Hayley has been facilitating movement and co-creative enquiries within diverse communities for 17 years.
This has taken the form of movement based support groups for the general community, as well as specific groups for women.
In her one-to-one practice, she has worked with young adults in the Royal Edinburgh Hospital and those in the community dealing with anxiety, depression, eating disorders, chronic fatigue, bi-polar disorder, pelvic floor health and other structural and functional issues. She continues to do this through Movement Therapy.
In Scotland she developed a movement mentorship programme called ‘Girls Allowed’ for pre-teen girls to support them in transitioning times.
She is now based in Totnes, South Devon.
Hayley’s approach is creative and enquiry based, tailored to the needs of each group or individual. She draws heavily upon the principles of Authentic Movement and the work of Miranda Tufnell, Andrea Olsen and Emily Conrad, as well as other somatic movement modalities, gentle yoga, voice work and embodied relaxation.

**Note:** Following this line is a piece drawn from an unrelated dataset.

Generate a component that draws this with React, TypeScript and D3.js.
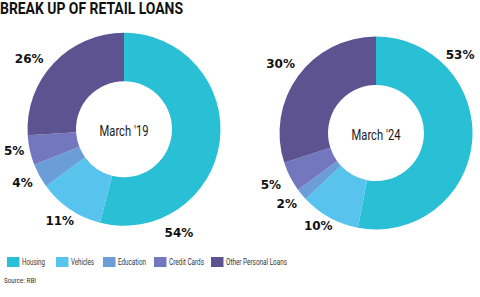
import React from "react";
import * as d3 from "d3";

const categories = ["Housing", "Vehicles", "Education", "Credit Cards", "Other Personal Loans"];
const colors = ["#29BFD4", "#58C4EE", "#6B9ED8", "#7378BE", "#5E5391"];
const values2019 = [54, 11, 4, 5, 26];
const values2024 = [53, 10, 2, 5, 30];
const chartTitles = ["March '19", "March '24"];
// label anchor angle (degrees, clockwise from 12 o'clock) per slice
const labelAngles2019 = [152, 215, 242, 259, 306.5];
const labelAngles2024 = [47, 212, 231.5, 244, 306];
const labelRadii2019 = [117, 112, 115, 112, 118];
const labelRadii2024 = [115, 109, 114, 117, 118];
const legendTextWidths = [23, 23, 28, 35, 61];
const legendX = [7, 56, 103, 154, 211];

const W = 480;
const H = 297;

function Donut({ values, title, cx, cy, angles, radii }: any) {
  const outer = 96.5;
  const inner = 48;
  const pie = d3.pie<number>().sort(null).value((d) => d)(values);
  const arc = d3.arc<d3.PieArcDatum<number>>().innerRadius(inner).outerRadius(outer);
  return (
    <g transform={`translate(${cx},${cy})`}>
      {pie.map((p, i) => (
        <path key={i} d={arc(p) as string} fill={colors[i]} />
      ))}
      {pie.map((p, i) => {
        const [x, y] = d3.pointRadial((angles[i] * Math.PI) / 180, radii[i]);
        return (
          <text
            key={"l" + i}
            x={x}
            y={y + 4.3}
            textAnchor="middle"
            fontFamily="'DejaVu Sans', sans-serif"
            fontWeight="bold"
            fontSize={12}
            fill="#111"
          >
            {values[i]}%
          </text>
        );
      })}
      <text
        x={0}
        y={6.5}
        textAnchor="middle"
        fontFamily="Roboto, sans-serif"
        fontSize={15}
        textLength={49}
        lengthAdjust="spacingAndGlyphs"
        fill="#1a1a1a"
      >
        {title}
      </text>
    </g>
  );
}

export default function App() {
  return (
    <svg
      width={W}
      height={H}
      style={{ position: "absolute", left: 0, top: 0, background: "#fff" }}
    >
      <rect width={W} height={H} fill="#fff" />
      <text
        x={0}
        y={13.5}
        fontFamily="Roboto, sans-serif"
        fontWeight="bold"
        fontSize={16}
        textLength={183}
        lengthAdjust="spacingAndGlyphs"
        fill="#111"
      >
        BREAK UP OF RETAIL LOANS
      </text>
      <Donut
        values={values2019}
        title={chartTitles[0]}
        cx={124}
        cy={129.2}
        angles={labelAngles2019}
        radii={labelRadii2019}
      />
      <Donut
        values={values2024}
        title={chartTitles[1]}
        cx={376}
        cy={133}
        angles={labelAngles2024}
        radii={labelRadii2024}
      />
      {categories.map((c, i) => (
        <g key={c}>
          <rect x={legendX[i]} y={257} width={12.5} height={10} fill={colors[i]} />
          <text
            x={legendX[i] + 15}
            y={264.8}
            fontFamily="Roboto, sans-serif"
            fontSize={8.8}
            textLength={legendTextWidths[i]}
            lengthAdjust="spacingAndGlyphs"
            fill="#333"
          >
            {c}
          </text>
        </g>
      ))}
      <text
        x={4}
        y={283}
        fontFamily="Roboto, sans-serif"
        fontSize={8}
        textLength={32}
        lengthAdjust="spacingAndGlyphs"
        fill="#333"
      >
        Source: RBI
      </text>
    </svg>
  );
}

Hayley is a qualified trauma sensitive Yoga Therapist, specialising in yoga therapeutics for women as well as for mental health and wellbeing. She continues to utilise these tools in her one-to-one work through Movement Therapy.
Hayley began exploring yoga and meditation as a child, which led her to spend 5 years living in India and Thailand studying within yogic and mindfulness traditions.
Alongside yoga practice flourishes the intuitive world of her expressive body through dance and somatic movement. Hayley has been traversing the world of conscious dance and somatics for 18 years.
She has completed a Post Graduate Diploma in Dance and Somatic Wellbeing through UCLAN and continues to receive mentoring in somatic practice.
Hayley loves to move in nature, as nature, and is deeply influenced by the natural world in how she approaches movement as well as how embodiment can offer a resource for deepening our interconnection with our natural world.
Her practice is rooted in an understanding that body and earth are made of the same stuff. We are part of this living system that is inclusive of our humanity. Living this has implications on the ethics of her practice, which are committed to the health of our planet.